I love you Sis! I'm in the fog with you! I know that Dad is waiting on the other side of that fog and will be greeting us with open arms one day in God's Heaven! What a day that will be! :) Love, Diane

~michelle pendergrass said...

My mom and I weren't as close as you and your dad, but I think I can safely say I know exactly what you're going through. And actually, my mom and I had just started to get along in the past couple of years.

She used to take me to St. Michael's in Gary/Merrillville every year to have pierogi for my birthday. I have a few more days to decide if I can go there by myself or if I should just skip it this year. (My birthday's already passed, but the thought still lingers.)

The one thing that has helped me more than anything has been Visual Prayer. If you'd ever like to get together, come over my house for coffee and prayer, I'd be more than willing to show you how to do it.

(((hugs))) You are a beautiful heart. The healing will take time. I don't think the pain ever fully goes away, so I won't lie. It's hard. But keep focusing on those good memories and they'll be a balm to your aching soul.

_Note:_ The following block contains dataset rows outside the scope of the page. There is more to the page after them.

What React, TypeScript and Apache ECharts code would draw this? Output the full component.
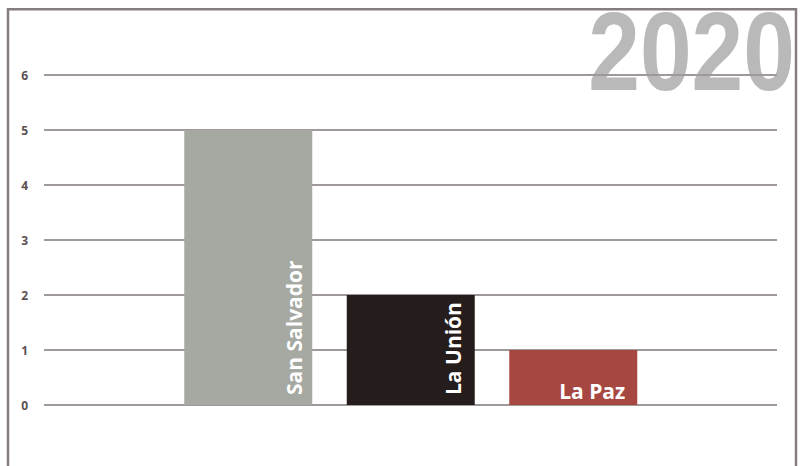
import React, { useEffect, useRef } from 'react';
import * as echarts from 'echarts';

const categories = ['San Salvador', 'La Unión', 'La Paz'];
const values = [5, 2, 1];
const barColors = ['#a6a8a2', '#251d1b', '#a74741'];
const yMin = 0;
const yMax = 6;
const yStep = 1;
const yearLabel = '2020';

export default function App() {
  const ref = useRef<HTMLDivElement>(null);
  useEffect(() => {
    if (!ref.current) return;
    const chart = echarts.init(ref.current, undefined, { renderer: 'svg' });
    const labelFont = { color: '#ffffff', fontFamily: '"Open Sans", sans-serif', fontWeight: 'bold' as const, fontSize: 21 };
    const data = values.map((v, i) => ({
      value: v,
      itemStyle: { color: barColors[i] },
      label:
        i < 2
          ? { ...labelFont, rotate: 90, align: 'left', verticalAlign: 'bottom', position: ['100%', '100%'], offset: [10, i === 0 ? -8 : -11] }
          : { ...labelFont, rotate: 0, align: 'right', verticalAlign: 'bottom', position: ['100%', '100%'], offset: [-12, -4] },
    }));
    chart.setOption({
      animation: false,
      backgroundColor: '#ffffff',
      grid: [
        { left: 44, right: 25, top: 75, height: 330 },
        { left: 167, width: 487.5, top: 75, height: 330 },
      ],
      xAxis: [
        { type: 'value', gridIndex: 0, show: false, min: 0, max: 1 },
        { type: 'category', gridIndex: 1, data: categories, show: false },
      ],
      yAxis: [
        {
          type: 'value', gridIndex: 0, min: yMin, max: yMax, interval: yStep,
          axisLine: { show: false }, axisTick: { show: false },
          axisLabel: { margin: 16, color: '#5b5052', fontFamily: '"Open Sans", sans-serif', fontWeight: 'bold', fontSize: 12 },
          splitLine: { lineStyle: { color: '#9f999a', width: 2 } },
        },
        { type: 'value', gridIndex: 1, min: yMin, max: yMax, show: false },
      ],
      graphic: [
        {
          type: 'text', z: -10, x: 795, y: 51, scaleX: 0.83,
          style: {
            text: yearLabel, fill: '#b9b9b9', fontFamily: '"Liberation Sans", Arial, sans-serif',
            fontWeight: 'bold', fontSize: 112, lineHeight: 82, align: 'right', verticalAlign: 'middle',
          },
        },
        {
          type: 'polyline', z: 100,
          shape: { points: [[8, 480], [8, 9.3], [796, 9.3], [796, 480]] },
          style: { stroke: '#857d7f', lineWidth: 2.5, fill: 'none' },
        },
      ],
      series: [
        {
          type: 'bar', xAxisIndex: 1, yAxisIndex: 1, barWidth: 128,
          label: { show: true, formatter: '{b}' },
          data,
        },
      ],
    });
    return () => chart.dispose();
  }, []);
  return <div ref={ref} style={{ position: 'absolute', left: 0, top: 0, width: 802, height: 466 }} />;
}
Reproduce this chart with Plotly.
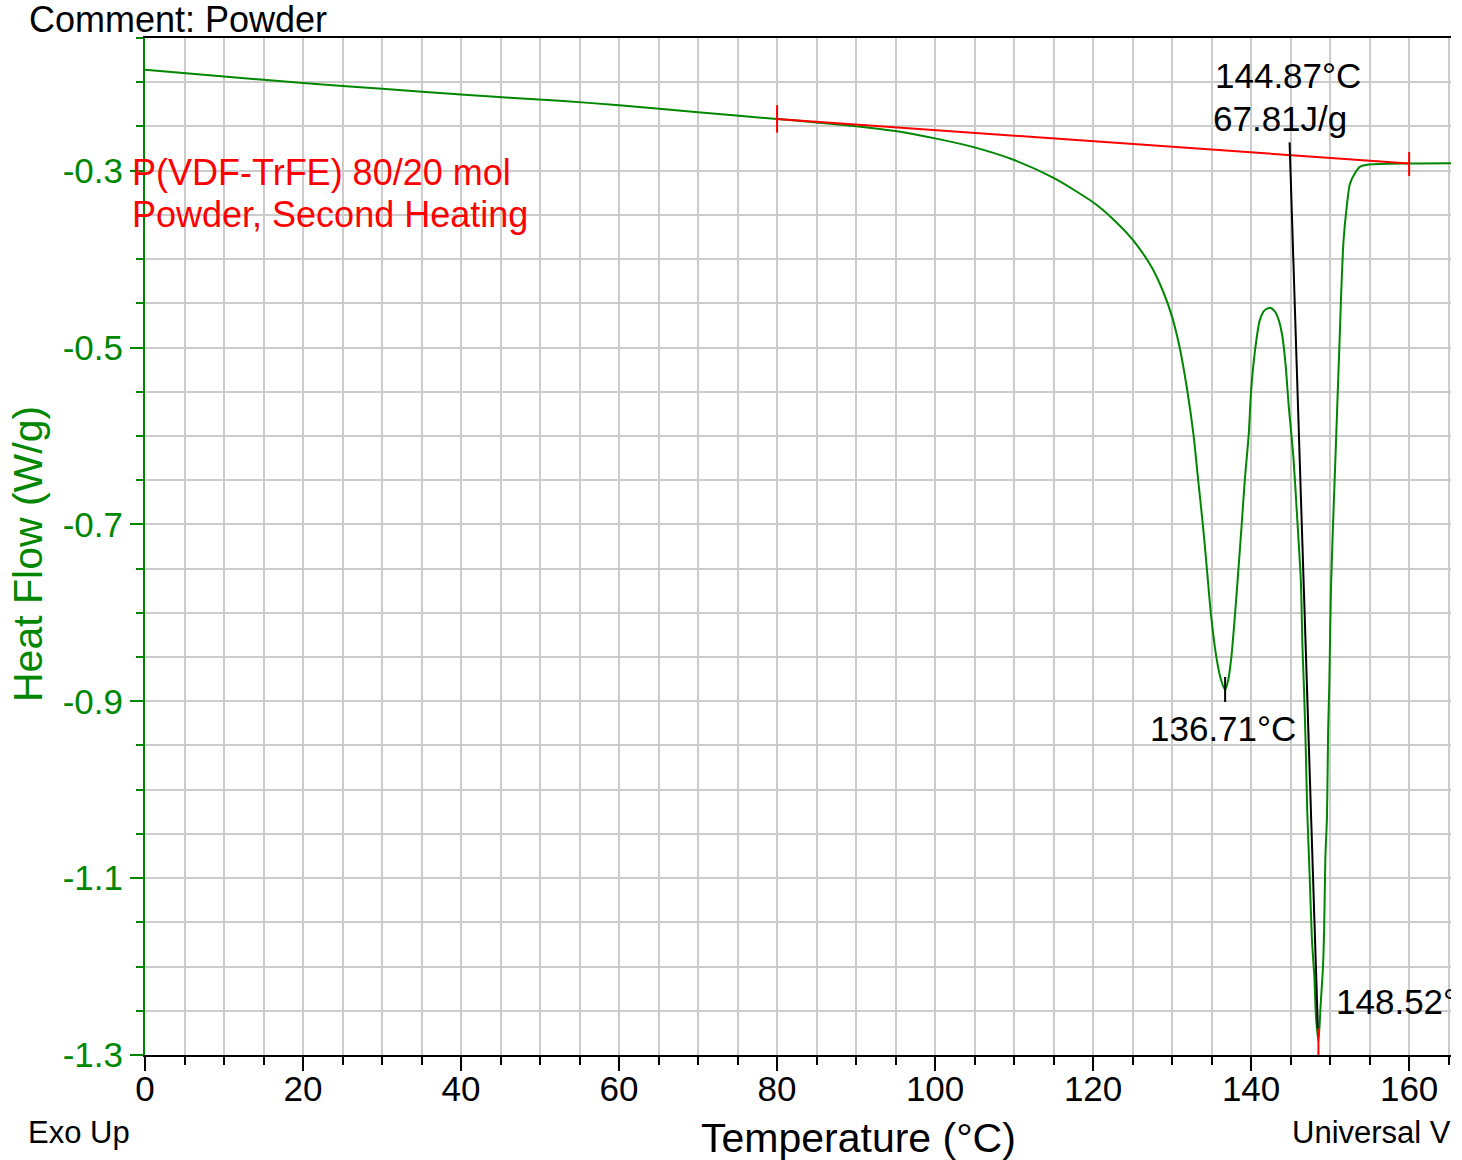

Jen @ One Moms World said...

Rhonda! Something told me I need to check your blog before I go to bed tonight. Now, I know why. You are one sweet gal and just reading your sweet memories about your dad of you stopping by each morning just makes me smile so much. Your dad would want you to continue doing this for your mom. He is shining down on all of you. I wish I could wrap my arms around you and give you the biggest HUG, because you deserve it. You are one of a kind and everyone is so appreciative of the caring person you are. It's ok to weep, it's ok to be sad, give yourself that time. Get with the grandkids and release balloons one of these future warm days and have a picnic with them. Much love to you!

Erin said...

Rhonda, you've been on my heart and in my prayers ever since you lost your dad.
I know your fog will lift, and I know you will get through this, but on days when you feel like the fog is so heavy that you can't even stand... just remember that any one of us is willing to help you stand, to clear out the fog.